After earning her bachelor’s degree in elementary education in 2008, Swanson is now in her fifth year of teaching. But it wasn’t long before Swanson felt the need to make a larger impact and affect the lives of more children by way of a leadership role. She is currently pursuing a master’s degree in Educational Leadership and looking towards a June 2014 graduation once her practicum is complete.
Swanson’s high standard for excellence resulted in the highest score ever recorded at IU Northwest on the School Leaders Licensure Assessment (SLLA), the exam that the state requires in order to become a licensed principal.
Though she readily admits that her success is partly due to sheer determination, Swanson believes the program itself set her up well. In particular, she appreciated the small class sizes and the cohesiveness of the cohort. But most importantly, she valued the rigor of the program.
“When I look back at the work I’ve done over the past two years to meet the course requirements,” she said, “. . . I am amazed at how rigorous it was but how sensibly it came together.

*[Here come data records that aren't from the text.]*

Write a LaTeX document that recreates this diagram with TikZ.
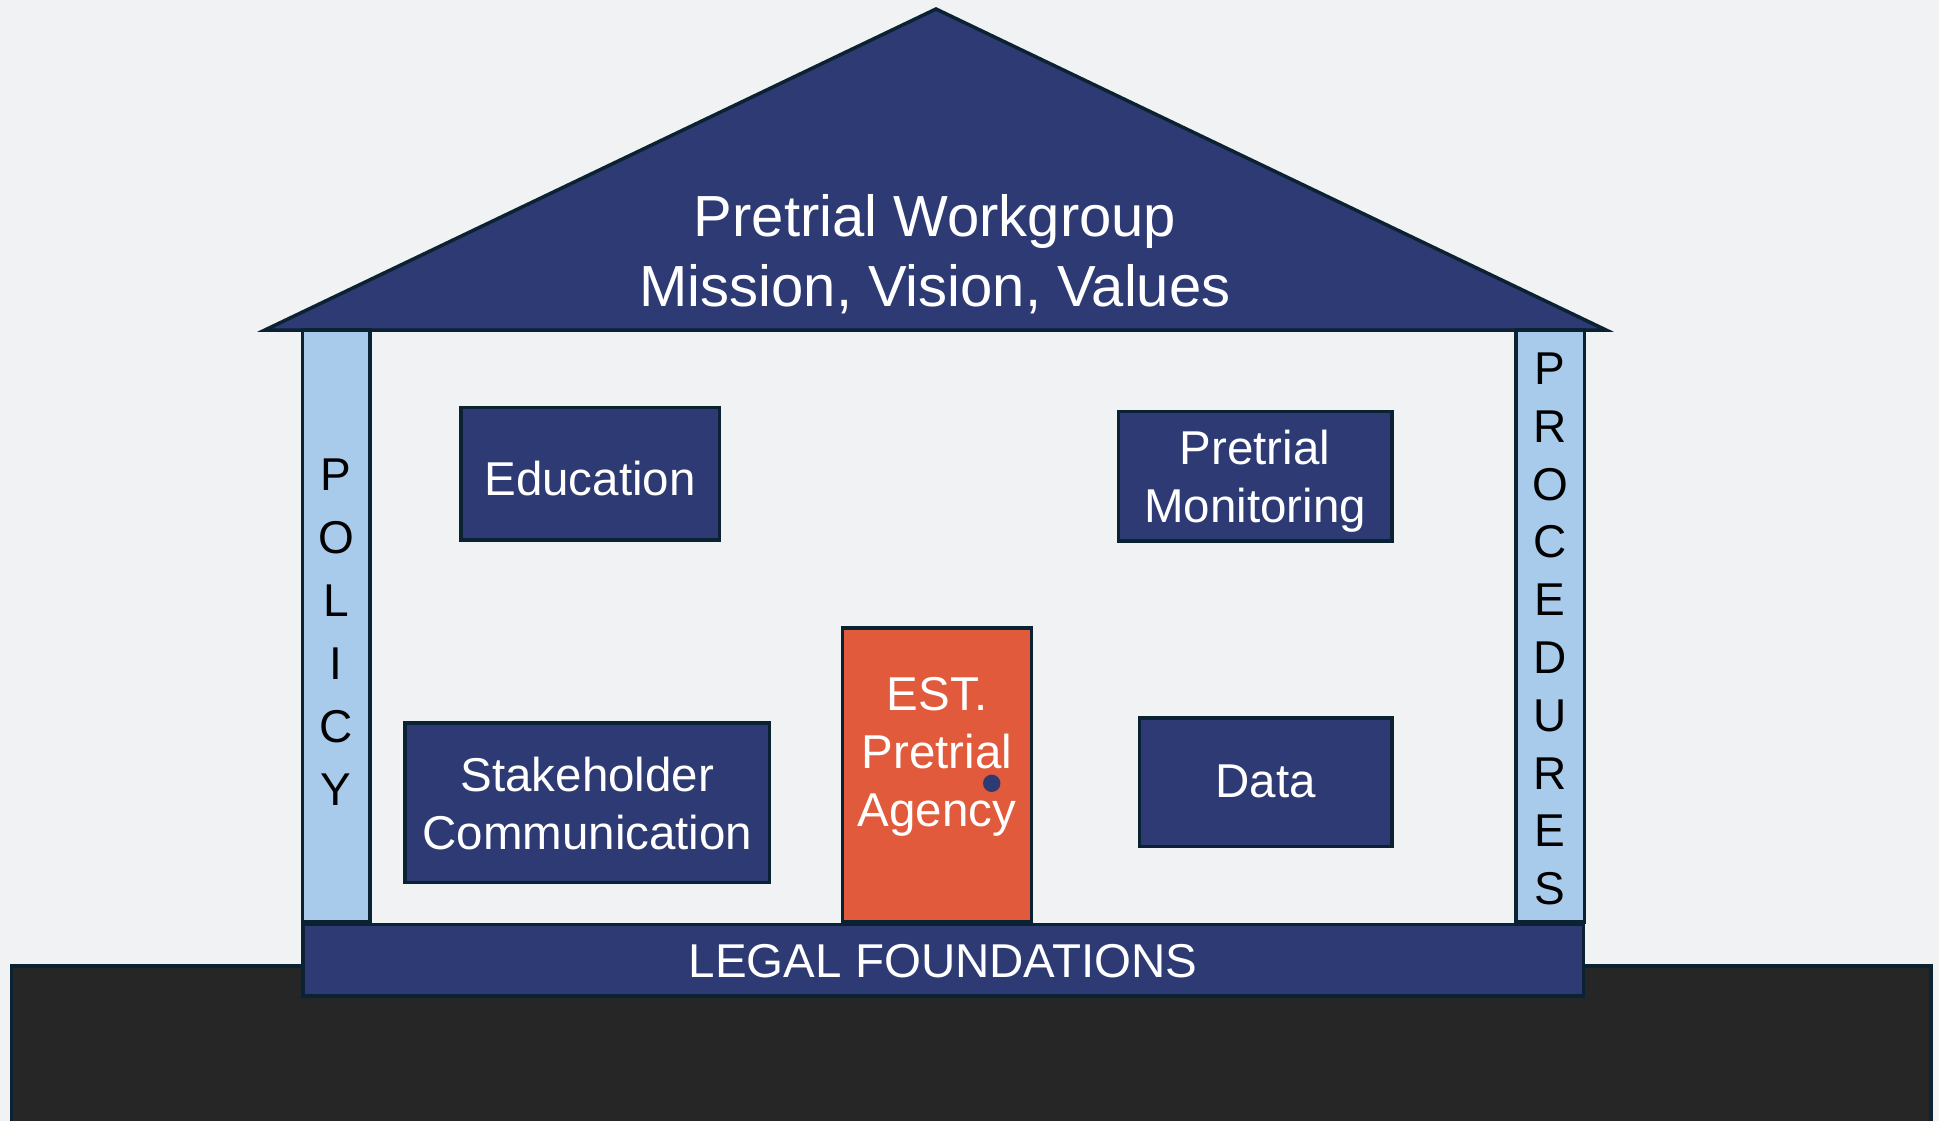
\documentclass[tikz,border=0pt]{standalone}
\usepackage{fontspec}
\setmainfont{Liberation Sans}
\definecolor{bgc}{HTML}{F0F2F4}
\definecolor{navy}{HTML}{2E3A74}
\definecolor{edge}{HTML}{0B2232}
\definecolor{pillar}{HTML}{A8CBEB}
\definecolor{doorc}{HTML}{E05A3B}
\definecolor{groundc}{HTML}{262626}
\tikzset{
  outl/.style={draw=edge, line width=3.5pt, line join=miter},
  navybox/.style={outl, fill=navy, rectangle, inner sep=0pt},
  navytext/.style={text=white, align=center, inner sep=0pt,
    font=\fontsize{47.5}{58}\selectfont},
  pillarbox/.style={outl, fill=pillar, rectangle, inner sep=0pt},
  pillartext/.style={text=black, align=center, inner sep=0pt},
}
\begin{document}
\begin{tikzpicture}[x=1pt,y=-1pt]
\useasboundingbox (0,0) rectangle (1939,1121);
\fill[bgc] (0,0) rectangle (1939,1121);
% ground
\draw[outl, fill=groundc] (11.5,966) rectangle (1931,1135);
% roof
\draw[outl, fill=navy] (265,330) -- (936,9) -- (1606,330) -- cycle;
\node[text=white, align=center, inner sep=0pt, font=\fontsize{58}{70}\selectfont] (roof) at (935,254)
  {Pretrial Workgroup\\Mission, Vision, Values};
% pillars
\node[pillarbox, minimum width=67.5pt, minimum height=592pt] (pol) at (336,626) {};
\node[pillarbox, minimum width=68.5pt, minimum height=592pt] (proc) at (1550,626) {};
\node[pillartext, font=\fontsize{46}{63}\selectfont] (poltext) at (336,632)
  {P\\O\\L\\I\\C\\Y};
\node[pillartext, font=\fontsize{46}{57.8}\selectfont] (proctext) at (1550,629)
  {P\\R\\O\\C\\E\\D\\U\\R\\E\\S};
% foundation
\node[navybox, minimum width=1280.5pt, minimum height=71.5pt] (found) at (943,960) {};
\node[navytext] (foundtext) at ([yshift=-1pt]found.center) {LEGAL FOUNDATIONS};
% boxes
\node[navybox, minimum width=258.5pt, minimum height=132.5pt] (edu) at (590,473.6) {};
\node[navytext] (edutext) at ([yshift=-5pt]edu.center) {Education};
\node[navybox, minimum width=273.5pt, minimum height=129.5pt] (mon) at (1255,476) {};
\node[navytext] (montext) at ([yshift=-5pt]mon.center) {Pretrial\\Monitoring};
\node[navybox, minimum width=364.5pt, minimum height=159.5pt] (stake) at (587.4,802.6) {};
\node[navytext] (staketext) at ([yshift=-1pt]stake.center) {Stakeholder\\Communication};
\node[navybox, minimum width=252.5pt, minimum height=128.5pt] (data) at (1265.7,782) {};
\node[navytext] (datatext) at ([yshift=1pt]data.center) {Data};
% door
\node[outl, fill=doorc, rectangle, inner sep=0pt, minimum width=189pt, minimum height=294.25pt] (door) at (937,774.9) {};
\node[navytext] (doortext) at (937,757) {EST.\\Pretrial\\Agency};
\fill[navy] (991.7,783.3) circle[radius=8.7pt];
\end{tikzpicture}
\end{document}
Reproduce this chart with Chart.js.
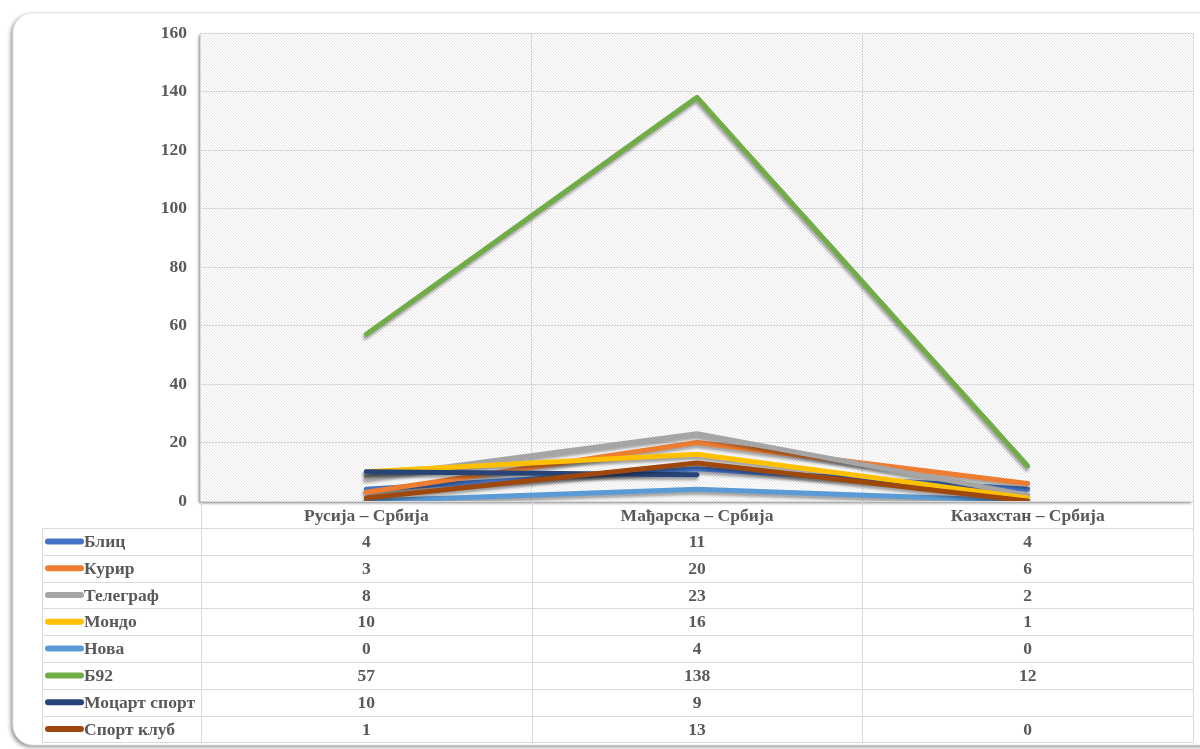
<!DOCTYPE html>
<html>
<head>
<meta charset="utf-8">
<script src="https://cdn.jsdelivr.net/npm/chart.js@4/dist/chart.umd.min.js"></script>
<style>
html, body { margin: 0; padding: 0; background: #fff; }
#wrap { width: 1200px; height: 749px; position: relative; }
</style>
</head>
<body>
<div id="wrap"><canvas id="chart"></canvas></div>
<script>
// categories and series
const matches = ['Русија – Србија', 'Мађарска – Србија', 'Казахстан – Србија'];
const seriesNames = ['Блиц', 'Курир', 'Телеграф', 'Мондо', 'Нова', 'Б92', 'Моцарт спорт', 'Спорт клуб'];
const blic = [4, 11, 4];
const kurir = [3, 20, 6];
const telegraf = [8, 23, 2];
const mondo = [10, 16, 1];
const nova = [0, 4, 0];
const b92 = [57, 138, 12];
const mocart = [10, 9, null];
const sportKlub = [1, 13, 0];
const yTicks = [0, 20, 40, 60, 80, 100, 120, 140, 160];

const seriesValues = [blic, kurir, telegraf, mondo, nova, b92, mocart, sportKlub];
const seriesColors = ['#4472C4', '#ED7D31', '#A5A5A5', '#FFC000', '#5B9BD5', '#70AD47', '#264478', '#9E480E'];

const FONT = "'Liberation Serif', 'Times New Roman', serif";
const FONT_SIZE = 17.5;
const TEXT = '#595959';
const GRID = '#dadada';

function makeHatch() {
    const c = document.createElement('canvas');
    c.width = 3;
    c.height = 3;
    const g = c.getContext('2d');
    g.fillStyle = '#ffffff';
    g.fillRect(0, 0, 3, 3);
    g.strokeStyle = '#e3e3e3';
    g.lineWidth = 1;
    g.beginPath();
    g.moveTo(-1, -1); g.lineTo(4, 4);
    g.moveTo(-1, 2); g.lineTo(1, 4);
    g.moveTo(2, -1); g.lineTo(4, 1);
    g.stroke();
    return c;
}

const backdrop = {
    id: 'backdrop',
    beforeDraw(chart) {
        const { ctx, chartArea: a } = chart;
        ctx.save();
        ctx.fillStyle = '#fff';
        ctx.fillRect(0, 0, chart.width, chart.height);
        // card
        ctx.shadowColor = 'rgba(0,0,0,0.45)';
        ctx.shadowBlur = 4;
        ctx.shadowOffsetX = -2;
        ctx.shadowOffsetY = 2;
        ctx.beginPath();
        ctx.roundRect(13, 13, 1210, 732, 20);
        ctx.fillStyle = '#fff';
        ctx.fill();
        ctx.shadowColor = 'transparent';
        ctx.strokeStyle = '#e6e6e6';
        ctx.lineWidth = 1;
        ctx.stroke();
        // plot area
        ctx.shadowColor = 'rgba(0,0,0,0.5)';
        ctx.shadowBlur = 3;
        ctx.shadowOffsetX = -2;
        ctx.shadowOffsetY = 2;
        ctx.fillStyle = ctx.createPattern(makeHatch(), 'repeat');
        ctx.fillRect(a.left, a.top, a.right - a.left, a.bottom - a.top);
        ctx.restore();
    }
};

const lineShadow = {
    id: 'lineShadow',
    beforeDatasetsDraw(chart) {
        const ctx = chart.ctx;
        ctx.save();
        ctx.shadowColor = 'rgba(0,0,0,0.35)';
        ctx.shadowBlur = 3;
        ctx.shadowOffsetX = -1;
        ctx.shadowOffsetY = 3;
    },
    afterDatasetsDraw(chart) {
        chart.ctx.restore();
    }
};

const dataTable = {
    id: 'dataTable',
    afterDraw(chart) {
        const { ctx, chartArea: a } = chart;
        const x = chart.scales.x;
        const half = (x.getPixelForValue(1) - x.getPixelForValue(0)) / 2;
        const legendLeft = 42;
        const headerBottom = a.bottom + 27;
        const rowH = 26.8;
        const tableBottom = headerBottom + rowH * seriesNames.length;

        ctx.save();
        ctx.strokeStyle = GRID;
        ctx.lineWidth = 1;
        ctx.beginPath();
        for (let i = 0; i <= matches.length; i++) {
            const px = Math.round(x.getPixelForValue(0) - half + i * half * 2) + 0.5;
            ctx.moveTo(px, a.bottom);
            ctx.lineTo(px, tableBottom);
        }
        ctx.moveTo(legendLeft + 0.5, headerBottom);
        ctx.lineTo(legendLeft + 0.5, tableBottom);
        for (let r = 0; r <= seriesNames.length; r++) {
            const py = Math.round(headerBottom + r * rowH) + 0.5;
            ctx.moveTo(legendLeft, py);
            ctx.lineTo(a.right, py);
        }
        ctx.stroke();

        ctx.font = `bold ${FONT_SIZE}px ${FONT}`;
        ctx.textBaseline = 'middle';
        seriesNames.forEach((name, r) => {
            const cy = headerBottom + r * rowH + rowH / 2;
            ctx.strokeStyle = seriesColors[r];
            ctx.lineWidth = 6;
            ctx.lineCap = 'round';
            ctx.beginPath();
            ctx.moveTo(48, cy);
            ctx.lineTo(81, cy);
            ctx.stroke();
            ctx.fillStyle = TEXT;
            ctx.textAlign = 'left';
            ctx.fillText(name, 84, cy + 1);
            ctx.textAlign = 'center';
            seriesValues[r].forEach((v, c) => {
                if (v === null) return;
                ctx.fillText(String(v), x.getPixelForValue(c), cy + 1);
            });
        });
        ctx.restore();
    }
};

new Chart(document.getElementById('chart'), {
    type: 'line',
    data: {
        labels: matches,
        datasets: seriesNames.map((name, i) => ({
            label: name,
            data: seriesValues[i],
            borderColor: seriesColors[i],
            backgroundColor: seriesColors[i],
            borderWidth: 5,
            borderCapStyle: 'round',
            borderJoinStyle: 'round',
            pointRadius: 0,
            tension: 0,
            spanGaps: false,
            order: seriesNames.length - i
        }))
    },
    options: {
        responsive: true,
        maintainAspectRatio: false,
        animation: false,
        layout: { padding: { left: 41, right: 7, top: 33, bottom: 0 } },
        scales: {
            x: {
                offset: true,
                afterFit: (s) => { s.height = 248; },
                grid: { color: GRID, offset: true, drawTicks: false },
                border: { display: false },
                ticks: { color: TEXT, padding: 5, font: { family: FONT, size: FONT_SIZE, weight: 'bold' } }
            },
            y: {
                min: 0,
                max: 160,
                afterFit: (s) => { s.width = 160; },
                afterBuildTicks: (s) => { s.ticks = yTicks.map((v) => ({ value: v })); },
                grid: { color: GRID, drawTicks: false },
                border: { display: false },
                ticks: { color: TEXT, padding: 14, font: { family: FONT, size: FONT_SIZE, weight: 'bold' } }
            }
        },
        plugins: {
            legend: { display: false },
            tooltip: { enabled: false }
        }
    },
    plugins: [backdrop, lineShadow, dataTable]
});
</script>
</body>
</html>
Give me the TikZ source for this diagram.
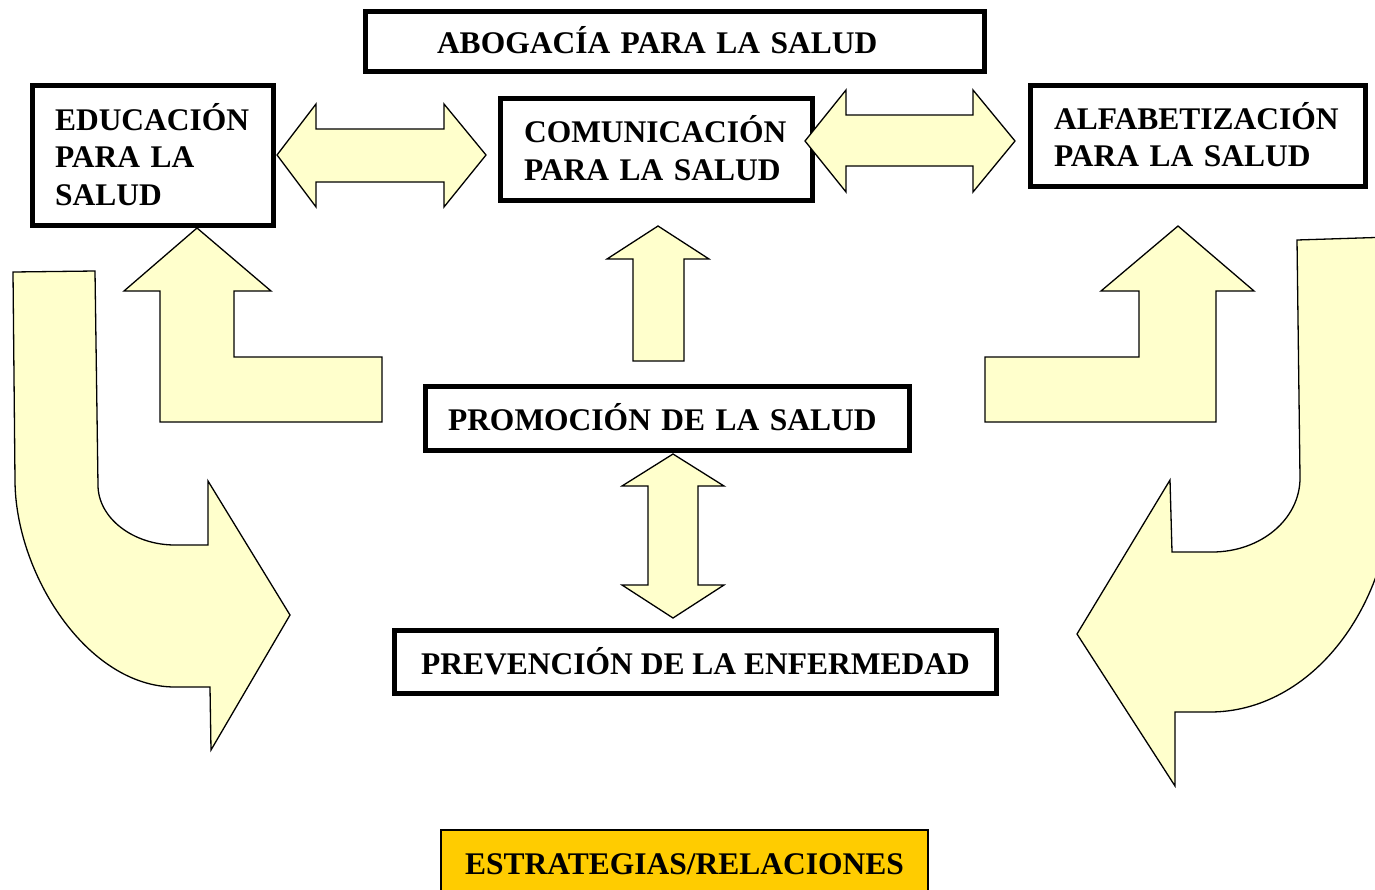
\documentclass[tikz,border=0pt]{standalone}
\usepackage{fontspec}
\setmainfont{Liberation Serif}
\hyphenpenalty=10000
\definecolor{arrowfill}{HTML}{FFFFCC}
\definecolor{goldfill}{HTML}{FFCC00}
\begin{document}
\begin{tikzpicture}[x=1pt,y=-1pt,
  box/.style={draw=black, line width=5pt, fill=white,
    font=\fontsize{31.5}{37.5}\selectfont\bfseries,
    text height=24pt, text depth=0pt, inner sep=0pt},
  lbox/.style={box, align=left},
  blockarrow/.style={draw=black, line width=1.3pt, fill=arrowfill, line join=miter},
]
\path[use as bounding box, clip] (0,0) rectangle (1375,889);

% boxes
\node[lbox, text width=476pt, inner xsep=71.5pt, minimum width=619pt, minimum height=60pt]
  (abog) at (675,41.5) {ABOGACÍA PARA LA SALUD};
\node[lbox, text width=196pt, inner xsep=22.5pt, minimum width=241pt, minimum height=140pt, text depth=75pt]
  (edu) at (153,155.5) {EDUCACIÓN\\PARA LA\\SALUD};
\node[lbox, text width=265pt, inner xsep=23.5pt, minimum width=312pt, minimum height=102pt, text depth=38pt]
  (com) at (656.5,149.5) {COMUNICACIÓN\\PARA LA SALUD};
\node[lbox, text width=288pt, inner xsep=23.5pt, minimum width=335pt, minimum height=101pt, text depth=37.5pt]
  (alf) at (1198,136) {ALFABETIZACIÓN\\PARA LA SALUD};
\node[lbox, text width=439pt, inner xsep=22.5pt, minimum width=484pt, minimum height=64pt]
  (prom) at (667.5,418.5) {PROMOCIÓN DE LA SALUD};
\node[box, minimum width=602pt, minimum height=63pt]
  (prev) at (695.5,662) {PREVENCIÓN DE LA ENFERMEDAD};
\node[box, line width=1.5pt, fill=goldfill, minimum width=487pt, minimum height=65pt]
  (estr) at (684.5,862.5) {ESTRATEGIAS/RELACIONES};

% double arrow EDU <-> COM
\draw[blockarrow] (277,155) -- (316,104) -- (316,129) -- (444,129) -- (444,104) -- (486,155)
  -- (444,207) -- (444,182) -- (316,182) -- (316,207) -- cycle;
% double arrow COM <-> ALF
\draw[blockarrow] (805,141) -- (846,90) -- (846,115) -- (973,115) -- (973,90) -- (1015,141)
  -- (973,192) -- (973,166) -- (846,166) -- (846,192) -- cycle;
% up arrow PROM -> COM
\draw[blockarrow] (658,226) -- (709,259) -- (684,259) -- (684,361) -- (633,361) -- (633,259)
  -- (607,259) -- cycle;
% double arrow PROM <-> PREV
\draw[blockarrow] (673,454) -- (724,486) -- (698,486) -- (698,585) -- (724,585) -- (673,618)
  -- (622,585) -- (648,585) -- (648,486) -- (622,486) -- cycle;
% left bent-up arrow
\draw[blockarrow] (382,357) -- (234,357) -- (234,291) -- (271,291) -- (197,228) -- (124,291)
  -- (160,291) -- (160,422) -- (382,422) -- cycle;
% right bent-up arrow
\draw[blockarrow] (985,357) -- (1139,357) -- (1139,291) -- (1101,291) -- (1178,226) -- (1254,291)
  -- (1216,291) -- (1216,422) -- (985,422) -- cycle;
% left U-turn arrow
\draw[blockarrow] (13,272) -- (95,271) -- (98,485)
  .. controls (98,518) and (133,545) .. (175,545) -- (208,545) -- (208,481) -- (290,615)
  -- (211,750) -- (210,687) -- (175,687)
  .. controls (87,687) and (15,573) .. (15,480) -- cycle;
% right U-turn arrow
\draw[blockarrow] (1297,240) -- (1391,237) -- (1393,478)
  .. controls (1393,607) and (1311,712) .. (1210,712) -- (1175,712) -- (1175,786) -- (1077,634)
  -- (1170,480) -- (1172,552) -- (1212,552)
  .. controls (1261,552) and (1300,519) .. (1300,478) -- cycle;
\end{tikzpicture}
\end{document}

Not only has the program prepared me well, but it was delivered in a logical format.”
She explained that the faculty’s expectations for the students are set high, but they are not set high without support. And, faculty never lose sight of the real reason they are there – to create educators who bring passion to the classroom.
“I really believe the rigor of our program makes a difference in developing educational leaders with a heart,” Swanson said. “I find that missing in some other programs. I feel like they are all business. They are focused on the technical skills of getting the job done.”
Swanson subscribes to the philosophy that, “none of us is as smart as all of us” and that is how she intends to carry herself as a leader.
“My vision for myself as an agent of change is to build better connections with families and communities because that is where our children will achieve,” she said. “I want to see great test scores, but above that, I want to see good citizens and strong healthy families and that starts with making some connections.”